**Given task**: Find the word "this" in the records below. List each line containing it.

— START OF Entries shown —

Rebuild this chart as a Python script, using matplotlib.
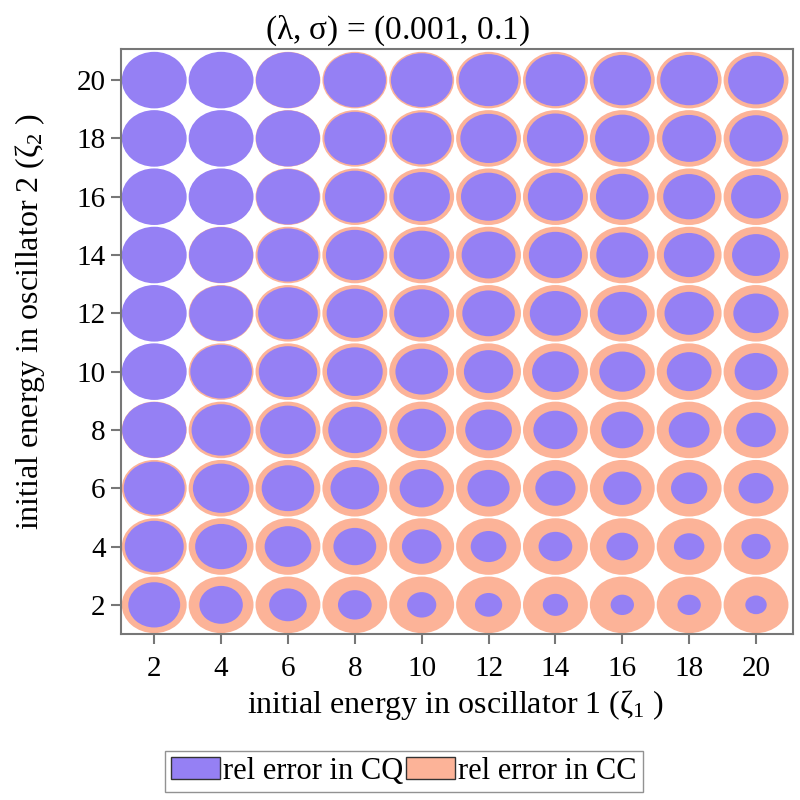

— END OF Entries shown —
— START OF Entries shown —

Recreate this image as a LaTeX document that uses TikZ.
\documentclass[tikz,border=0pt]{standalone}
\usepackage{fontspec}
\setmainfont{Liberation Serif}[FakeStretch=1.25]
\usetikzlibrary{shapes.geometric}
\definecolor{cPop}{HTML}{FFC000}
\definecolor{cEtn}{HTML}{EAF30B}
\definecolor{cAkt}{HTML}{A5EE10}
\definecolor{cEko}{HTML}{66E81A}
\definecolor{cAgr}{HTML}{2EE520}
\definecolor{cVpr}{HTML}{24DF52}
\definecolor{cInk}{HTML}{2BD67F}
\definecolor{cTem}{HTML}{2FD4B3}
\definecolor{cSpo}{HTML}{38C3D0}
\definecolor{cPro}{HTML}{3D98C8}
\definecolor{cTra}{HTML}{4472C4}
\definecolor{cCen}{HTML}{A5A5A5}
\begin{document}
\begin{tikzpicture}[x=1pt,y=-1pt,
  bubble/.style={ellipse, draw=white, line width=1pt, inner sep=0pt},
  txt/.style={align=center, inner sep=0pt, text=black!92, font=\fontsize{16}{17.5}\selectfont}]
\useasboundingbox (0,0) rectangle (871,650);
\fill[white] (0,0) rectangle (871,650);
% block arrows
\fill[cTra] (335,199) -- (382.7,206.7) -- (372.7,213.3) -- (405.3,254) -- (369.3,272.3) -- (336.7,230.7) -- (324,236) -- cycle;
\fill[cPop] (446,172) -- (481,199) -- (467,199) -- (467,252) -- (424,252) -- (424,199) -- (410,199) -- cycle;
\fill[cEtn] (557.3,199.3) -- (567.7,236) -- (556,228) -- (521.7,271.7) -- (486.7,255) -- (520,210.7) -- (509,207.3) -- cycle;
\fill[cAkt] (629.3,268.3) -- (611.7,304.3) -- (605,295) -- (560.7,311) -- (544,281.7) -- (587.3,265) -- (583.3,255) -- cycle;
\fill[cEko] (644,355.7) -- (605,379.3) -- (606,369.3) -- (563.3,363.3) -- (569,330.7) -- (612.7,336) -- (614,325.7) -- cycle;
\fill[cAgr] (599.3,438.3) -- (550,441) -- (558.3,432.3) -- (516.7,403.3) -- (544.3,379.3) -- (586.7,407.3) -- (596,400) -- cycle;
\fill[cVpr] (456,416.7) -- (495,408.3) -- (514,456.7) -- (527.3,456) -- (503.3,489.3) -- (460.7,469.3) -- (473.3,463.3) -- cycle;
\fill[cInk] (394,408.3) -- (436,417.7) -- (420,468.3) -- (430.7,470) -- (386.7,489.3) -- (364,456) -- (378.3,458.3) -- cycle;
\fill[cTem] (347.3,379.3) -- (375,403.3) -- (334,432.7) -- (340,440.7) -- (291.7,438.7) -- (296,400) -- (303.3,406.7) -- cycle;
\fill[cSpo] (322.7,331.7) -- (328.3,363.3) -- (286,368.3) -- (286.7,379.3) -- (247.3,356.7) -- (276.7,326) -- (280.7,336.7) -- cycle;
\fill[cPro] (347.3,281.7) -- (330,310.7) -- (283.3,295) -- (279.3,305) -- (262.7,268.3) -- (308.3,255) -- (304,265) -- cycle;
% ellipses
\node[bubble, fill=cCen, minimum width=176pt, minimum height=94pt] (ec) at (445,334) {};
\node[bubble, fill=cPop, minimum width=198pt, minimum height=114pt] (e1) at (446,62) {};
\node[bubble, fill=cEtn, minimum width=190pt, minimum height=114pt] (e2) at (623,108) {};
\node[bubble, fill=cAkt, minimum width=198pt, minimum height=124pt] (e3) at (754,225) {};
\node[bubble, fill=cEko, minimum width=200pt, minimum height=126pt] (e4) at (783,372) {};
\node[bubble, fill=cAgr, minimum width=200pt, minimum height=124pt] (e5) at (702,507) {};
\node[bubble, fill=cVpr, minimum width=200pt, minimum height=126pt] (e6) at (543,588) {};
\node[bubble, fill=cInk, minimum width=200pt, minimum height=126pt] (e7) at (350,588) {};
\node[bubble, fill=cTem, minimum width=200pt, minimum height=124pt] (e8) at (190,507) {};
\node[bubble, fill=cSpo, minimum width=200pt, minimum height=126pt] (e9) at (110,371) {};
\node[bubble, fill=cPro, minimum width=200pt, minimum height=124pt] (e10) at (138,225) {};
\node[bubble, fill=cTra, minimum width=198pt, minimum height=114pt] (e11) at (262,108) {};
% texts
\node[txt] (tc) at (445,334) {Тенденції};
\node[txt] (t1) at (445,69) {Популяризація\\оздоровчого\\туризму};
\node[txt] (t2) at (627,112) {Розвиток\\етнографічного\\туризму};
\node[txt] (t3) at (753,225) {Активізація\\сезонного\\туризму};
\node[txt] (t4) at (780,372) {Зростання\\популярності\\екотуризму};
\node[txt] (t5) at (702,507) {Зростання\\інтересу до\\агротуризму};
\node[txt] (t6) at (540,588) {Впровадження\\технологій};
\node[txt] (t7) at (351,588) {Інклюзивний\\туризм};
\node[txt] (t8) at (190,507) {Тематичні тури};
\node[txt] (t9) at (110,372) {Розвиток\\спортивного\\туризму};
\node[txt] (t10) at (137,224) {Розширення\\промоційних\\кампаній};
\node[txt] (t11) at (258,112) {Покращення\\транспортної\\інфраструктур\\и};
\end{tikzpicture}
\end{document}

— END OF Entries shown —

**Response**:
Rebuild this chart as a Python script, using matplotlib.
Recreate this image as a LaTeX document that uses TikZ.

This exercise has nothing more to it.